#### Collected data

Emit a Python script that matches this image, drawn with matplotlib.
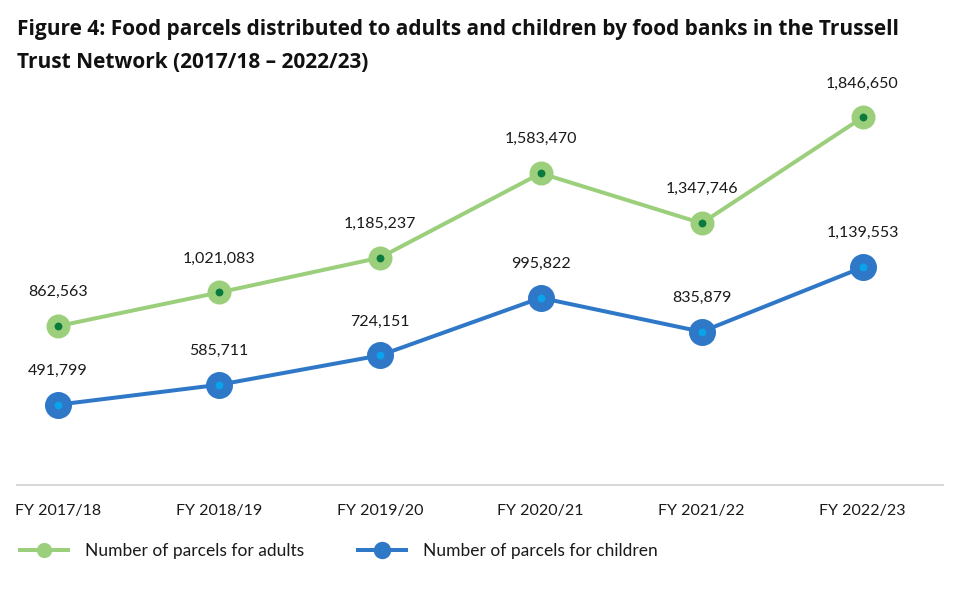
import matplotlib
matplotlib.use("Agg")
import matplotlib.pyplot as plt

categories = ["FY 2017/18", "FY 2018/19", "FY 2019/20", "FY 2020/21", "FY 2021/22", "FY 2022/23"]
adults = [862563, 1021083, 1185237, 1583470, 1347746, 1846650]
children = [491799, 585711, 724151, 995822, 835879, 1139553]

plt.rcParams['font.family'] = ['Lato', 'DejaVu Sans']
px = 72 / 100.0  # points per pixel

fig = plt.figure(figsize=(9.6, 5.96), dpi=100)
ax = fig.add_axes([17/960, 1-485/596, (943-17)/960, (485-75)/596])

x = list(range(len(categories)))
green_line = "#9ccf7c"
green_dot = "#0b7a3e"
blue_line = "#2f78c8"
blue_dot = "#0aa2ea"

ax.plot(x, adults, color=green_line, lw=4*px, marker='o', ms=16*px, mew=8*px,
        mfc=green_dot, mec=green_line, label="Number of parcels for adults", zorder=3)
ax.plot(x, children, color=blue_line, lw=4*px, marker='o', ms=17.5*px, mew=9.5*px,
        mfc=blue_dot, mec=blue_line, label="Number of parcels for children", zorder=3)

for xi, v in zip(x, adults):
    ax.annotate(f"{v:,}", (xi, v), xytext=(0, 34*px), textcoords='offset points',
                ha='center', va='center', fontsize=11.5, color="#1a1a1a")
for xi, v in zip(x, children):
    ax.annotate(f"{v:,}", (xi, v), xytext=(0, 34*px), textcoords='offset points',
                ha='center', va='center', fontsize=11.5, color="#1a1a1a")

ax.set_xlim(-0.255, 5.5)
ax.set_ylim(113000, 2047000)
for s in ['top', 'right', 'left']:
    ax.spines[s].set_visible(False)
ax.spines['bottom'].set_color("#d9d9d9")
ax.spines['bottom'].set_linewidth(2*px)
ax.set_yticks([])
ax.set_xticks(x)
ax.set_xticklabels(categories, fontsize=11.5, color="#1a1a1a")
ax.tick_params(axis='x', length=0, pad=14)

title_font = ['Open Sans', 'DejaVu Sans']
fig.text(17/960, 1-30/596, "Figure 4: Food parcels distributed to adults and children by food banks in the Trussell",
         fontsize=15, fontweight='bold', color="#111111", va='center', ha='left', family=title_font)
fig.text(17/960, 1-62/596, "Trust Network (2017/18 \u2013 2022/23)",
         fontsize=15, fontweight='bold', color="#111111", va='center', ha='left', family=title_font)

leg = fig.legend(loc='center left', bbox_to_anchor=(20/960, 1-551/596), ncol=2, frameon=False,
                 fontsize=12.5, handlelength=2.76, columnspacing=3.1, markerscale=0.45,
                 handletextpad=0.98, borderpad=0, borderaxespad=0)
for t in leg.get_texts():
    t.set_color("#1a1a1a")

fig.savefig("out.png", dpi=100)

########

Every line above should be repeated exactly; pictures stay out of the copy.

Emit a Python script that matches this image, drawn with matplotlib.
import matplotlib
matplotlib.use("Agg")
import matplotlib.pyplot as plt

categories = ["FY 2017/18", "FY 2018/19", "FY 2019/20", "FY 2020/21", "FY 2021/22", "FY 2022/23"]
adults = [862563, 1021083, 1185237, 1583470, 1347746, 1846650]
children = [491799, 585711, 724151, 995822, 835879, 1139553]

plt.rcParams['font.family'] = ['Lato', 'DejaVu Sans']
px = 72 / 100.0  # points per pixel

fig = plt.figure(figsize=(9.6, 5.96), dpi=100)
ax = fig.add_axes([17/960, 1-485/596, (943-17)/960, (485-75)/596])

x = list(range(len(categories)))
green_line = "#9ccf7c"
green_dot = "#0b7a3e"
blue_line = "#2f78c8"
blue_dot = "#0aa2ea"

ax.plot(x, adults, color=green_line, lw=4*px, marker='o', ms=16*px, mew=8*px,
        mfc=green_dot, mec=green_line, label="Number of parcels for adults", zorder=3)
ax.plot(x, children, color=blue_line, lw=4*px, marker='o', ms=17.5*px, mew=9.5*px,
        mfc=blue_dot, mec=blue_line, label="Number of parcels for children", zorder=3)

for xi, v in zip(x, adults):
    ax.annotate(f"{v:,}", (xi, v), xytext=(0, 34*px), textcoords='offset points',
                ha='center', va='center', fontsize=11.5, color="#1a1a1a")
for xi, v in zip(x, children):
    ax.annotate(f"{v:,}", (xi, v), xytext=(0, 34*px), textcoords='offset points',
                ha='center', va='center', fontsize=11.5, color="#1a1a1a")

ax.set_xlim(-0.255, 5.5)
ax.set_ylim(113000, 2047000)
for s in ['top', 'right', 'left']:
    ax.spines[s].set_visible(False)
ax.spines['bottom'].set_color("#d9d9d9")
ax.spines['bottom'].set_linewidth(2*px)
ax.set_yticks([])
ax.set_xticks(x)
ax.set_xticklabels(categories, fontsize=11.5, color="#1a1a1a")
ax.tick_params(axis='x', length=0, pad=14)

title_font = ['Open Sans', 'DejaVu Sans']
fig.text(17/960, 1-30/596, "Figure 4: Food parcels distributed to adults and children by food banks in the Trussell",
         fontsize=15, fontweight='bold', color="#111111", va='center', ha='left', family=title_font)
fig.text(17/960, 1-62/596, "Trust Network (2017/18 \u2013 2022/23)",
         fontsize=15, fontweight='bold', color="#111111", va='center', ha='left', family=title_font)

leg = fig.legend(loc='center left', bbox_to_anchor=(20/960, 1-551/596), ncol=2, frameon=False,
                 fontsize=12.5, handlelength=2.76, columnspacing=3.1, markerscale=0.45,
                 handletextpad=0.98, borderpad=0, borderaxespad=0)
for t in leg.get_texts():
    t.set_color("#1a1a1a")

fig.savefig("out.png", dpi=100)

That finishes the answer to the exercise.